DESCRIPTION OF THE TASK » Without the pictures, output the lines of the material from the very first through the one that holds "const yTickValues = [-100, -50, 0, 50, 100];".

DATASET EXTRACT »
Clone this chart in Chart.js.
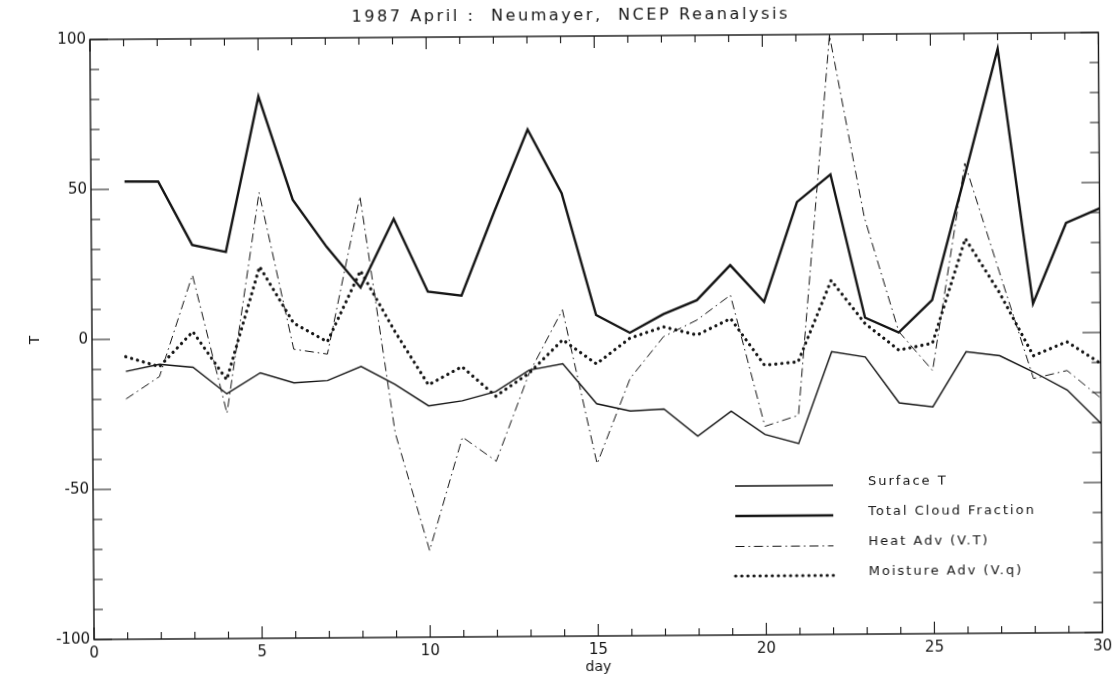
<!DOCTYPE html>
<html>
<head>
<meta charset="utf-8">
<script src="https://cdn.jsdelivr.net/npm/chart.js@4.4.0/dist/chart.umd.min.js"></script>
<style>
  html, body { margin: 0; padding: 0; background: #fff; overflow: hidden; }
  /* the scanned original is slightly tilted */
  canvas { display: block; transform: rotate(-0.4deg); transform-origin: 597px 336px; }
</style>
</head>
<body>
<canvas id="chart" width="1115" height="677"></canvas>
<script>
const titleText = '1987 April :  Neumayer,  NCEP Reanalysis';
const seriesNames = ['Surface T', 'Total Cloud Fraction', 'Heat Adv (V.T)', 'Moisture Adv (V.q)'];

const days = [1, 2, 3, 4, 5, 6, 7, 8, 9, 10, 11, 12, 13, 14, 15, 16, 17, 18, 19, 20, 21, 22, 23, 24, 25, 26, 27, 28, 29, 30];
const surfaceT = [-10.7, -8.4, -9.5, -18.4, -11.5, -14.9, -14.2, -9.6, -15.6, -22.9, -21.3, -18.3, -11.2, -9.2, -22.6, -25.1, -24.5, -33.6, -25.4, -33.2, -36.3, -5.8, -7.6, -23.0, -24.4, -6.1, -7.5, -13.0, -19.1, -30.3];
const cloudFrac = [52.6, 52.5, 31.3, 28.9, 80.6, 46.1, 30.3, 16.7, 39.5, 15.2, 13.8, 41.9, 69.0, 47.7, 7.0, 1.0, 7.1, 11.7, 23.3, 11.0, 44.2, 53.3, 5.5, 0.5, 11.2, 52.7, 94.8, 9.8, 36.6, 41.4];
const heatAdv = [-19.9, -12.5, 21.3, -24.9, 48.6, -3.7, -5.4, 47.1, -31.8, -71.1, -33.4, -41.5, -12.2, 8.8, -42.6, -14.2, -0.4, 5.1, 13.3, -30.5, -26.9, 99.7, 38.9, 0.8, -12.3, 56.7, 20.6, -15.2, -12.6, -21.9];
const moistAdv = [-5.8, -9.2, 2.4, -13.7, 23.9, 5.0, -1.3, 22.3, 2.2, -15.9, -9.9, -19.8, -12.2, -1.2, -9.3, -0.8, 2.9, 0.1, 5.5, -10.1, -9.1, 18.0, 3.5, -5.4, -3.2, 31.6, 13.6, -7.6, -3.0, -10.3];

const xTickValues = [0, 5, 10, 15, 20, 25, 30];
const yTickValues = [-100, -50, 0, 50, 100];

const ink = '#151515';
const fontFamily = "'DejaVu Sans', sans-serif";

function toPoints(values) {
    return days.map((d, i) => ({ x: d, y: values[i] }));
}

// cornice + tacche verso l'interno su tutti e quattro i lati
const frameTicks = {
    id: 'frameTicks',
    afterDatasetsDraw(chart) {
        const { ctx, chartArea: a, scales: { x, y } } = chart;
        ctx.save();
        ctx.strokeStyle = ink;
        ctx.lineWidth = 1.4;
        ctx.strokeRect(a.left, a.top, a.right - a.left, a.bottom - a.top);
        ctx.lineWidth = 1.1;
        ctx.beginPath();
        for (let d = x.min; d <= x.max; d++) {
            const px = x.getPixelForValue(d);
            const len = d % 5 === 0 ? 12 : 7;
            ctx.moveTo(px, a.bottom); ctx.lineTo(px, a.bottom - len);
            ctx.moveTo(px, a.top); ctx.lineTo(px, a.top + len);
        }
        for (let v = y.min; v <= y.max; v += 10) {
            const py = y.getPixelForValue(v);
            const len = v % 50 === 0 ? 18 : 9;
            ctx.moveTo(a.left, py); ctx.lineTo(a.left + len, py);
            ctx.moveTo(a.right, py); ctx.lineTo(a.right - len, py);
        }
        ctx.stroke();
        ctx.restore();
    }
};

// titolo con spaziatura larga
const wideTitle = {
    id: 'wideTitle',
    afterDraw(chart) {
        const ctx = chart.ctx;
        ctx.save();
        ctx.fillStyle = ink;
        ctx.font = '16px ' + fontFamily;
        ctx.letterSpacing = '2.6px';
        ctx.textAlign = 'center';
        ctx.textBaseline = 'alphabetic';
        ctx.fillText(titleText, 573, 19.5);
        ctx.restore();
    }
};

// legenda dentro il grafico, in basso a destra
const innerLegend = {
    id: 'innerLegend',
    afterDraw(chart) {
        const { ctx, chartArea: a } = chart;
        const rows = [451, 481, 511.5, 541];
        ctx.save();
        chart.data.datasets.forEach((ds, i) => {
            const yRow = a.top + rows[i];
            ctx.beginPath();
            ctx.strokeStyle = ds.borderColor;
            ctx.lineWidth = ds.borderWidth;
            ctx.lineCap = ds.borderCapStyle || 'butt';
            ctx.setLineDash(ds.borderDash || []);
            ctx.moveTo(a.left + 642, yRow);
            ctx.lineTo(a.left + 740, yRow);
            ctx.stroke();
            ctx.setLineDash([]);
            ctx.fillStyle = ink;
            ctx.font = '13px ' + fontFamily;
            ctx.letterSpacing = '2px';
            ctx.textAlign = 'left';
            ctx.textBaseline = 'alphabetic';
            ctx.fillText(ds.label, a.left + 775, yRow - 5 + 4.7);
            ctx.letterSpacing = '0px';
        });
        ctx.restore();
    }
};

new Chart(document.getElementById('chart'), {
    type: 'line',
    data: {
        datasets: [
            {
                label: seriesNames[0],
                data: toPoints(surfaceT),
                borderColor: ink,
                borderWidth: 1.4,
                pointRadius: 0,
                tension: 0
            },
            {
                label: seriesNames[1],
                data: toPoints(cloudFrac),
                borderColor: ink,
                borderWidth: 2.4,
                pointRadius: 0,
                tension: 0
            },
            {
                label: seriesNames[2],
                data: toPoints(heatAdv),
                borderColor: ink,
                borderWidth: 1,
                borderDash: [9, 4, 1.5, 4],
                pointRadius: 0,
                tension: 0
            },
            {
                label: seriesNames[3],
                data: toPoints(moistAdv),
                borderColor: ink,
                borderWidth: 3.2,
                borderDash: [0.1, 6],
                borderCapStyle: 'round',
                pointRadius: 0,
                tension: 0
            }
        ]
    },
    options: {
        responsive: false,
        animation: false,
        devicePixelRatio: 1,
        layout: { padding: { left: 0, right: 12, top: 36, bottom: 0 } },
        plugins: {
            legend: { display: false },
            title: { display: false },
            tooltip: { enabled: false }
        },
        scales: {
            x: {
                type: 'linear',
                min: 0,
                max: 30,
                afterBuildTicks: s => { s.ticks = xTickValues.map(v => ({ value: v })); },
                afterFit: s => { s.height = 41; },
                grid: { display: false, drawTicks: false },
                border: { display: false },
                ticks: { color: ink, padding: 5, maxRotation: 0, font: { family: fontFamily, size: 15 } },
                title: { display: true, text: 'day', color: ink, padding: { top: 0, bottom: 1.6 }, font: { family: fontFamily, size: 14 } }
            },
            y: {
                type: 'linear',
                min: -100,
                max: 100,
                afterBuildTicks: s => { s.ticks = yTickValues.map(v => ({ value: v })); },
                afterFit: s => { s.width = 92; },
                grid: { display: false, drawTicks: false },
                border: { display: false },
                ticks: { color: ink, padding: 4, font: { family: fontFamily, size: 15 } },
                title: { display: true, text: 'T', color: ink, padding: { top: 26.6, bottom: 0 }, font: { family: fontFamily, size: 14 } }
            }
        }
    },
    plugins: [frameTicks, wideTitle, innerLegend]
});
</script>
</body>
</html>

RESULT OF THIS TASK »
Clone this chart in Chart.js.
<!DOCTYPE html>
<html>
<head>
<meta charset="utf-8">
<script src="https://cdn.jsdelivr.net/npm/chart.js@4.4.0/dist/chart.umd.min.js"></script>
<style>
  html, body { margin: 0; padding: 0; background: #fff; overflow: hidden; }
  /* the scanned original is slightly tilted */
  canvas { display: block; transform: rotate(-0.4deg); transform-origin: 597px 336px; }
</style>
</head>
<body>
<canvas id="chart" width="1115" height="677"></canvas>
<script>
const titleText = '1987 April :  Neumayer,  NCEP Reanalysis';
const seriesNames = ['Surface T', 'Total Cloud Fraction', 'Heat Adv (V.T)', 'Moisture Adv (V.q)'];

const days = [1, 2, 3, 4, 5, 6, 7, 8, 9, 10, 11, 12, 13, 14, 15, 16, 17, 18, 19, 20, 21, 22, 23, 24, 25, 26, 27, 28, 29, 30];
const surfaceT = [-10.7, -8.4, -9.5, -18.4, -11.5, -14.9, -14.2, -9.6, -15.6, -22.9, -21.3, -18.3, -11.2, -9.2, -22.6, -25.1, -24.5, -33.6, -25.4, -33.2, -36.3, -5.8, -7.6, -23.0, -24.4, -6.1, -7.5, -13.0, -19.1, -30.3];
const cloudFrac = [52.6, 52.5, 31.3, 28.9, 80.6, 46.1, 30.3, 16.7, 39.5, 15.2, 13.8, 41.9, 69.0, 47.7, 7.0, 1.0, 7.1, 11.7, 23.3, 11.0, 44.2, 53.3, 5.5, 0.5, 11.2, 52.7, 94.8, 9.8, 36.6, 41.4];
const heatAdv = [-19.9, -12.5, 21.3, -24.9, 48.6, -3.7, -5.4, 47.1, -31.8, -71.1, -33.4, -41.5, -12.2, 8.8, -42.6, -14.2, -0.4, 5.1, 13.3, -30.5, -26.9, 99.7, 38.9, 0.8, -12.3, 56.7, 20.6, -15.2, -12.6, -21.9];
const moistAdv = [-5.8, -9.2, 2.4, -13.7, 23.9, 5.0, -1.3, 22.3, 2.2, -15.9, -9.9, -19.8, -12.2, -1.2, -9.3, -0.8, 2.9, 0.1, 5.5, -10.1, -9.1, 18.0, 3.5, -5.4, -3.2, 31.6, 13.6, -7.6, -3.0, -10.3];

const xTickValues = [0, 5, 10, 15, 20, 25, 30];
const yTickValues = [-100, -50, 0, 50, 100];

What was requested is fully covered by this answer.